Out of the box, a chatbot doesn’t understand any domain. We need to train the chatbot to understand the domain. Also, based on the complexity of the domain, you would incrementally train and add subdomains. For instance, a chatbot helping you book a cab is an example of fixed domain, while a chatbot helping assisting doctors for cancer treatment would be trained on various types of cancer incrementally. As mentioned in the shopping advisor example, understanding the meaning of the same word in different context is difficult for the current generation of NLP implementation to resolve and you need to rely on custom techniques to handle such conditions.
Now, let’s look at some marketing gimmicks around AI chatbots –
- INGEST AND KNOW IT ALL chatbots – These are chatbots being marketed where you can ingest millions of documents, like medical literature and can ask questions, which can provide expert assistance like diagnosis of diseases. Such kinds of systems unless trained appropriately will never provide desired accuracy.
By appropriately, I mean it can take years to train these systems. The fundamental problem with these systems is that, they still don’t understand the complete language and complexity of the domain. You typically end up with custom domain adoptions and infinity language rules, which is definitely not smart enough to manage in longer run. The predictions of such systems are usually not accurate.
- Self learning chatbots – How often you have heard this terminology called self learning chatbots. This again is a misconception, where chatbots learns on its own. You have to train chatbot on what you what the chatbot to learn. Usually you would capture the user behavior details through their interaction with the chatbot application. This would include capturing user analytics information like capturing his likes or dislikes in some way, either through explicit or implicit means.

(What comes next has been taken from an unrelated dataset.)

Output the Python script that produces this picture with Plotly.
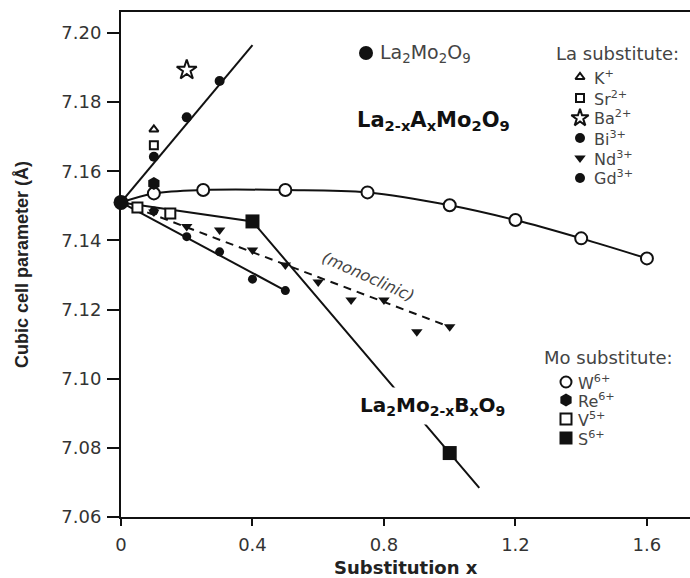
import plotly.graph_objects as go

# ---- data (cubic cell parameter in Angstrom vs substitution x) ----
parent_x = [0.0]
parent_y = [7.151]

# La-site substituents
k_x = [0.1]
k_y = [7.1721]
sr_x = [0.1]
sr_y = [7.1675]
ba_x = [0.2]
ba_y = [7.1893]
bi_x = [0.1, 0.2, 0.3]
bi_y = [7.1642, 7.1756, 7.1861]
bi_line_x = [0.0, 0.4]
bi_line_y = [7.151, 7.1965]
nd_x = [0.1, 0.2, 0.3, 0.4, 0.5, 0.6, 0.7, 0.8, 0.9, 1.0]
nd_y = [7.1482, 7.1440, 7.1430, 7.1372, 7.1329, 7.1280, 7.1228, 7.1228, 7.1136, 7.1150]
nd_line_x = [0.0, 1.0]
nd_line_y = [7.151, 7.115]
gd_x = [0.1, 0.2, 0.3, 0.4, 0.5]
gd_y = [7.1485, 7.1411, 7.1367, 7.1288, 7.1255]
gd_line_x = [0.0, 0.5]
gd_line_y = [7.151, 7.1255]

# Mo-site substituents
w_x = [0.1, 0.25, 0.5, 0.75, 1.0, 1.2, 1.4, 1.6]
w_y = [7.1536, 7.1546, 7.1546, 7.1539, 7.1502, 7.1459, 7.1406, 7.1348]
re_x = [0.1]
re_y = [7.1565]
v_x = [0.05, 0.15]
v_y = [7.1495, 7.1478]
s_x = [0.4, 1.0]
s_y = [7.1455, 7.0785]
s_line_x = [0.0, 0.4, 1.0, 1.09]
s_line_y = [7.151, 7.1455, 7.0785, 7.0684]

x_ticks = [0, 0.4, 0.8, 1.2, 1.6]
x_tick_text = ["0", "0.4", "0.8", "1.2", "1.6"]
y_ticks = [7.06, 7.08, 7.10, 7.12, 7.14, 7.16, 7.18, 7.20]

# ---- layout geometry ----
W, H = 690, 578
L, R, T, B = 121, 0, 12, 61
PW, PH = W - L - R, H - T - B
FONT = "DejaVu Sans, Arial, sans-serif"
ARIAL = "Arial, Liberation Sans, sans-serif"
INK = "#111"
GREY = "#444"


def px(xp):
    return (xp - L) / PW


def py(yp):
    return (H - B - yp) / PH


fig = go.Figure()

LINE = dict(color=INK, width=2)


def line(x, y, dash=None, shape="linear"):
    d = dict(LINE)
    if dash:
        d["dash"] = dash
    fig.add_trace(go.Scatter(x=x, y=y, mode="lines", line=d, line_shape=shape,
                             hoverinfo="skip", showlegend=False))


def pts(x, y, symbol, size, fill=INK, lw=0):
    fig.add_trace(go.Scatter(x=x, y=y, mode="markers", showlegend=False,
                             marker=dict(symbol=symbol, size=size, color=fill,
                                         line=dict(color=INK, width=lw)),
                             cliponaxis=False))


# fitted / guide lines
line(parent_x + w_x, parent_y + w_y, shape="spline")
line(bi_line_x, bi_line_y)
line(gd_line_x, gd_line_y)
line(nd_line_x, nd_line_y, dash="8px,6px")
line(s_line_x, s_line_y)

# data points
pts(w_x, w_y, "circle", 12, fill="white", lw=2)
pts(v_x, v_y, "square", 10, fill="white", lw=2)
pts(gd_x, gd_y, "circle", 9)
pts(nd_x, nd_y, "triangle-down", 10)
pts(bi_x, bi_y, "circle", 10)
pts(re_x, re_y, "hexagon", 13)
pts(k_x, k_y, "triangle-up", 8, fill="white", lw=2)
pts(sr_x, sr_y, "square", 8, fill="white", lw=2)
pts(ba_x, ba_y, "star", 15, fill="white", lw=2)
pts(s_x, s_y, "square", 14)
pts(parent_x, parent_y, "circle", 15)

# ---- key symbols on an overlay axis spanning the plot area ----
key_marks = [
    (366, 53, "circle", 14, INK, 0),
    (580, 77, "triangle-up", 8, "white", 2),
    (580, 98, "square", 8, "white", 2),
    (580, 118, "star", 13, "white", 2),
    (580, 138, "circle", 10, INK, 0),
    (580, 158, "triangle-down", 10, INK, 0),
    (580, 178, "circle", 10, INK, 0),
    (566, 382, "circle", 11, "white", 2),
    (566, 400, "hexagon", 13, INK, 0),
    (566, 419, "square", 11, "white", 2),
    (566, 438, "square", 13, INK, 0),
]
for xp, yp, sym, sz, fc, lw in key_marks:
    fig.add_trace(go.Scatter(x=[px(xp)], y=[py(yp)], xaxis="x2", yaxis="y2",
                             mode="markers", showlegend=False, cliponaxis=False,
                             hoverinfo="skip",
                             marker=dict(symbol=sym, size=sz, color=fc,
                                         line=dict(color=INK, width=lw))))

ann = []


def text(xp, yp, s, size=14, color=GREY, xanchor="left", family=FONT, **kw):
    ann.append(dict(x=px(xp), y=py(yp), xref="paper", yref="paper", text=s,
                    showarrow=False, xanchor=xanchor, yanchor="middle",
                    font=dict(family=family, size=size, color=color), **kw))


text(378, 54, "La<sub>2</sub>Mo<sub>2</sub>O<sub>9</sub>", size=19)
text(681, 54, "La substitute:", size=18, xanchor="right")
text(592, 77, "K<sup>+</sup>", size=16)
text(592, 98, "Sr<sup>2+</sup>", size=16)
text(592, 118, "Ba<sup>2+</sup>", size=16)
text(592, 138, "Bi<sup>3+</sup>", size=16)
text(592, 158, "Nd<sup>3+</sup>", size=16)
text(592, 178, "Gd<sup>3+</sup>", size=16)
text(355, 121, "<b>La<sub>2-x</sub>A<sub>x</sub>Mo<sub>2</sub>O<sub>9</sub></b>",
     size=21, color=INK)

text(675, 358, "Mo substitute:", size=18, xanchor="right")
text(576, 382, "W<sup>6+</sup>", size=16)
text(576, 400, "Re<sup>6+</sup>", size=16)
text(576, 419, "V<sup>5+</sup>", size=16)
text(576, 438, "S<sup>6+</sup>", size=16)
text(354, 406, "<b>La<sub>2</sub>Mo<sub>2-x</sub>B<sub>x</sub>O<sub>9</sub></b>",
     size=20, color=INK, bgcolor="white", borderpad=5)

text(368, 276, "<i>(monoclinic)</i>", size=16, xanchor="center", textangle=24)

# axis titles
text(406, 567, "<b>Substitution x</b>", size=18, color="#222", xanchor="center")
text(22, 265, "<b>Cubic cell parameter (Å)</b>", size=18, color="#222",
     xanchor="center", textangle=-90, family=ARIAL)

fig.update_layout(
    width=W, height=H,
    margin=dict(l=L, r=R, t=T, b=B),
    paper_bgcolor="white", plot_bgcolor="white",
    showlegend=False,
    annotations=ann,
    xaxis=dict(range=[0, PW / 328.7], tickvals=x_ticks, ticktext=x_tick_text,
               ticks="outside", ticklen=7, tickwidth=2, tickcolor=INK,
               ticklabelstandoff=3,
               showline=True, linewidth=2, linecolor=INK, mirror=True,
               showgrid=False, zeroline=False,
               tickfont=dict(family=FONT, size=18, color="#333")),
    yaxis=dict(range=[7.06, 7.06 + PH / 3457.0], tickvals=y_ticks,
               tickformat=".2f", ticks="outside", ticklen=12, tickwidth=2,
               tickcolor=INK, ticklabelstandoff=2,
               showline=True, linewidth=2, linecolor=INK,
               showgrid=False, zeroline=False,
               tickfont=dict(family=FONT, size=18, color="#333")),
    xaxis2=dict(range=[0, 1], overlaying="x", visible=False, fixedrange=True),
    yaxis2=dict(range=[0, 1], overlaying="y", visible=False, fixedrange=True),
)

fig.write_html("out.html")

Explicit information can be a user rating a product and implicit can be the time a user spent looking at a response.
Once you know the user well and have its data, its becomes a recommendation problem on what you want to recommend to the user. So, you end you building a recommendation algorithm to recommend something. For instance, for a fintech application, this would mean recommending similar stocks based on what stock he views regularly or his portfolio.
Different domain and use cases, would need different recommendation algorithms and that needs to be developed as part of the chatbot. However, the learning is boxed, for instance if you have a chatbot which assist you in booking restaurants, it can recommend you similar restaurants, but it can’t recommend your places to stay, it only knows about your restaurants taste.
Well, someone can build a recommendation system which tracks what users eat and where they stay and then try to come up with a correlation which provide a recommendation, as the system now knows – “user eating XYZ, most likely are adventurous. So, recommend some trekking place.” Again, in this case, recommendation is boxed on what you know and what you want to recommend. I don’t know if any such hypotheses exist, but only through data and feedback that can be inferred. The point is, all of these hypotheses, data and feedback needs to be designed and developed, and saying chatbots learns on its own it’s quite misleading.
- General purpose, generative chatbots – A chatbot which is capable of learning new concepts from scratch and provide responses like Human. As it learns from open domain, the chatbots would start behaving similar to the famous Microsoft Tay chatbot (which was forced to shut down on its launch day), as it started learning unwanted details from tweets and started posting inflammatory and offensive tweets. This is a classic example of what I quoted earlier – “AI can learn, but can’t think”. The generative chatbots are formulating the response based on probability of words and creating a grammatically correct sentence, without understanding the real meaning of it.
As I mentioned earlier, the first focus should be on getting domain specific chatbots right and with the current techniques we are far away from realizing the vision.